Rapportons cette discussion à une indication qui se trouve dans notre lecture biblique hebdomadaire : « une femme ne portera pas de costume masculin et un homme ne mettra pas un vêtement de femme» (Deut. XXII, 5). On remarquera que ce verset est inséré dans une série d’autres prescriptions dont la tonalité est l’entraide et la responsabilité sociale. Il est donc difficile de penser qu’il n’est là que par sexisme, dans le but d’établir ou de renforcer la ségrégation entre hommes et femmes. Dans la mesure où l’habit est la manière de dire ce que l’on est, il devient important que le paraître corresponde à l’être. C’est une responsabilité sociale que de ne pas tromper son prochain, de déclarer et d’assumer ce que l’on est. Je crois que cela est un très bel enseignement, qui va au delà du simple aspect vestimentaire qui lui sert de support.
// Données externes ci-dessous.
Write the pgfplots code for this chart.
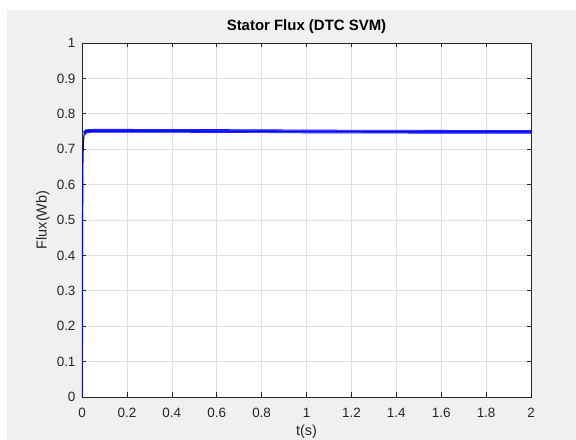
\documentclass[border=0pt]{standalone}
\usepackage{pgfplots}
\pgfplotsset{compat=1.18}
\usepackage{fontspec}
\setmainfont{Liberation Sans}
\definecolor{figbg}{RGB}{240,240,240}
\definecolor{axcol}{RGB}{38,38,38}
\definecolor{gridcol}{RGB}{223,223,223}
\begin{document}
\begin{tikzpicture}[x=1bp,y=1bp]
\useasboundingbox (-82,-43) rectangle (494,397);
\fill[white] (-82,-43) rectangle (494,397);
\fill[figbg] (-75,-43) rectangle (494,387);
\begin{axis}[
  at={(0,0)}, anchor=south west,
  scale only axis, width=449bp, height=354bp,
  xmin=0, xmax=2, ymin=0, ymax=1,
  xtick={0,0.2,...,2}, ytick={0,0.1,...,1},
  xticklabels={0,0.2,0.4,0.6,0.8,1,1.2,1.4,1.6,1.8,2},
  yticklabels={0,0.1,0.2,0.3,0.4,0.5,0.6,0.7,0.8,0.9,1},
  axis background/.style={fill=white},
  axis line style={axcol, line width=0.6bp},
  tick style={axcol, line width=0.6bp},
  tick align=inside, major tick length=4.5bp,
  xtick pos=both, ytick pos=both,
  grid=major, major grid style={gridcol, line width=0.6bp},
  ticklabel style={font=\fontsize{13.5}{15}\selectfont, text=axcol},
  xticklabel style={anchor=base, yshift=-21bp},
  yticklabel style={anchor=east, xshift=-3bp},
  title={\textbf{Stator Flux (DTC SVM)}},
  title style={at={(axis description cs:0.5,1)}, anchor=base, yshift=7bp, font=\fontsize{15}{17}\selectfont, text=black},
  xlabel={t(s)}, ylabel={Flux(Wb)},
  xlabel style={at={(axis description cs:0.5,0)}, anchor=base, yshift=-39bp, font=\fontsize{14.5}{16}\selectfont, text=axcol},
  ylabel style={at={(axis description cs:-0.0869,0.5)}, anchor=center, rotate=0, font=\fontsize{14.5}{16}\selectfont, text=axcol},
  clip=true,
]
\addplot[blue, line width=1.2bp] coordinates {(0,0) (0.002,0.45) (0.004,0.66) (0.006,0.72) (0.009,0.74) (0.013,0.748)};
\addplot[blue, line width=3.6bp] coordinates {(0.01,0.745) (0.02,0.751) (0.05,0.752) (0.2,0.752) (0.5,0.7515) (0.8,0.751) (1.0,0.750) (1.4,0.7495) (1.7,0.749) (2,0.749)};
\addplot[blue!60!white, line width=0.5bp] coordinates {(0.02,0.7545) (0.3,0.7545) (0.7,0.754) (1.2,0.7525) (1.6,0.752) (2,0.752)};
\addplot[blue!60!white, line width=0.5bp] coordinates {(0.02,0.7485) (0.3,0.7485) (0.7,0.748) (1.2,0.7465) (1.6,0.746) (2,0.746)};
\end{axis}
\end{tikzpicture}
\end{document}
Je ne sais pas ce qui se passe dans la tête de Caster Semenya, et en conséquence je ne veux ni peux juger. Si elle est victime de son apparence et qu’elle revendique au fond sa féminité, cette histoire est triste pour elle du fait d’une publicité dont elle se serait bien passée. Si elle cultive l’ambigüité (au niveau des produits qu’elle peut prendre ou de son comportement) mais qu’elle utilise sa carte d’identité pour vaincre en série féminine, cela est triste pour la morale et pour le sport.